Source data |
--- start ---
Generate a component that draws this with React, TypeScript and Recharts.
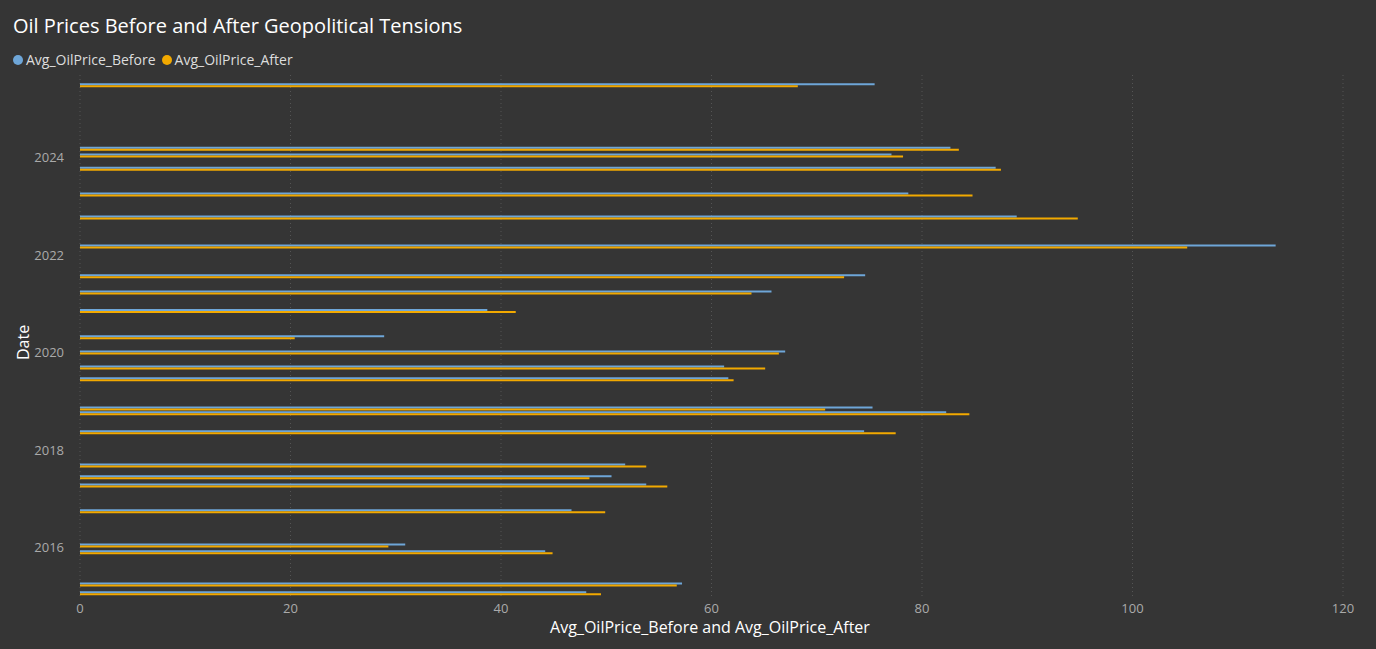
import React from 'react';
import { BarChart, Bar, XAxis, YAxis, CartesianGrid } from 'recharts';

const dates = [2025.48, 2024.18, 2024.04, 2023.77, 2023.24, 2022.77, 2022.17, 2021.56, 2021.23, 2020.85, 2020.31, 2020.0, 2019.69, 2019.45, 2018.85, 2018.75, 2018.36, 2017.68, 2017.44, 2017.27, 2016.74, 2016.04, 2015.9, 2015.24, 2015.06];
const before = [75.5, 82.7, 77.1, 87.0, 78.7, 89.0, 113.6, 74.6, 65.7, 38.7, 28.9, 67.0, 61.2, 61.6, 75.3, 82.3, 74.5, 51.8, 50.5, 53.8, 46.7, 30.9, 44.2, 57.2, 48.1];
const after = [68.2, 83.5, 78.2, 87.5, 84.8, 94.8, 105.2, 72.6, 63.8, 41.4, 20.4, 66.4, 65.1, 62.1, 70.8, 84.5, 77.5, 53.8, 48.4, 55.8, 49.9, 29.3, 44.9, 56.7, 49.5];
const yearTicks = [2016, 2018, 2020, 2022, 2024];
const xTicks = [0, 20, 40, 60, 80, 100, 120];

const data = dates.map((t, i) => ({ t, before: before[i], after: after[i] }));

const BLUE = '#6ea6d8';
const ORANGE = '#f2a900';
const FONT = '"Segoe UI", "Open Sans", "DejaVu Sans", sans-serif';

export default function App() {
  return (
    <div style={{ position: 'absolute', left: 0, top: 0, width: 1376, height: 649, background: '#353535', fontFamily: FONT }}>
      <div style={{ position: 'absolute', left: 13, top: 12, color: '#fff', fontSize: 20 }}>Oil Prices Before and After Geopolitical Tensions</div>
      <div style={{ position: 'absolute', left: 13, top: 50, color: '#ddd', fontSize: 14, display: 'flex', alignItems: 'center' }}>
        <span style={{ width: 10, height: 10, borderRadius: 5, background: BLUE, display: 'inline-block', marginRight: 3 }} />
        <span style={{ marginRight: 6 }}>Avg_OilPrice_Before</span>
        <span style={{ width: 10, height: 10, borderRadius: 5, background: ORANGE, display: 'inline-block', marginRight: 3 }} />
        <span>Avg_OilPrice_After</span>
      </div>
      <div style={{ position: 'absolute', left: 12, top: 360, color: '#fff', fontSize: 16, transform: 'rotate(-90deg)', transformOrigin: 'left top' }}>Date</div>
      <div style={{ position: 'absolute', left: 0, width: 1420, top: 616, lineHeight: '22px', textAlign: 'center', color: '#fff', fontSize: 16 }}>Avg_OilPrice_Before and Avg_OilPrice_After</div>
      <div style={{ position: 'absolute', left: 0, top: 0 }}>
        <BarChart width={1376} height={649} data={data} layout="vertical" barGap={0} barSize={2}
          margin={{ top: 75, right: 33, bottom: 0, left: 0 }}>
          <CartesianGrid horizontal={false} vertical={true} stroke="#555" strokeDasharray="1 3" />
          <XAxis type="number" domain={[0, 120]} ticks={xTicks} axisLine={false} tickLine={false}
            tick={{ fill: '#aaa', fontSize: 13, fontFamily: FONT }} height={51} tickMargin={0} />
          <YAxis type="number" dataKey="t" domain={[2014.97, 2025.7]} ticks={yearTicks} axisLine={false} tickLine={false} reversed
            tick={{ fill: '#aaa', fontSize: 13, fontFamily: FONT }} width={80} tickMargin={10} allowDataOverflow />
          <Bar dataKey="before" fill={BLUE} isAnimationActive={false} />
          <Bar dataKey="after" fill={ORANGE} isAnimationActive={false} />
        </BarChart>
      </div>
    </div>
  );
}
--- end ---
Direction | Pictures are excluded; extract exactly the lines from the start of the data through the line that holds "XAxis, YAxis, CartesianGrid", both ends included.

Expected answer |
Generate a component that draws this with React, TypeScript and Recharts.
import React from 'react';
import { BarChart, Bar, XAxis, YAxis, CartesianGrid } from 'recharts';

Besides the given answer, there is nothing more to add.